The aim of this study is to outline principles for the writing of management history. First, it is argued that if management history is to advance, pessimism of both purpose and intellect must be dispelled. Authors must bring with them a sense of how their research leads to better organisations, institutions, workplaces, economies and social relationships. Second, it holds that the utilisation of the scientific method, based around the testing of research theses, drawn from our existing knowledge and contributing to that knowledge, is management history’s methodological bedrock.
Much opposition to scientific methods in historical research, most notably from postmodernists and poststructuralists, is based on false premises. Drawing on Poincare’s La Science et L’Hypothese (1902), this paper notes that there are no fundamental differences between research in the natural and historical sciences. All studies are conditional.
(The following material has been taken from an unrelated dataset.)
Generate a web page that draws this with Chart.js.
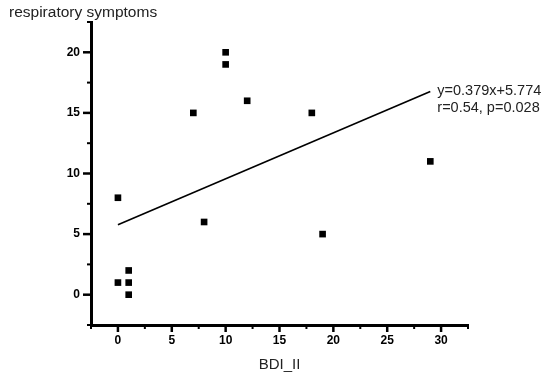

This editorial recommends five steps in writing management history. First, know how your sources were put together, by whom, for what purposes, what they sought to record and what they did not. Second, use multiple sources. Third, keep your research questions in mind, modifying them as evidence demands. As E.H. Carr observed, research theses are “the indispensable tools of thought”. Fourth, understand the social, intellectual and economic contexts of the study. Context is the key to understanding change. The more severe the restraint on change, the more significant is any change that breaks these bonds. Finally, use numbers as numbers count in history. While statistics must be subordinate to the theses, they allow more complex stories, be they of a society or micro-events within a firm.
The growth of postmodernist and poststructuralist research paradigms has created uncertainty with regards to both methods and purpose among management and business historians. This editorial includes a defence of the values of empirically based scientific research.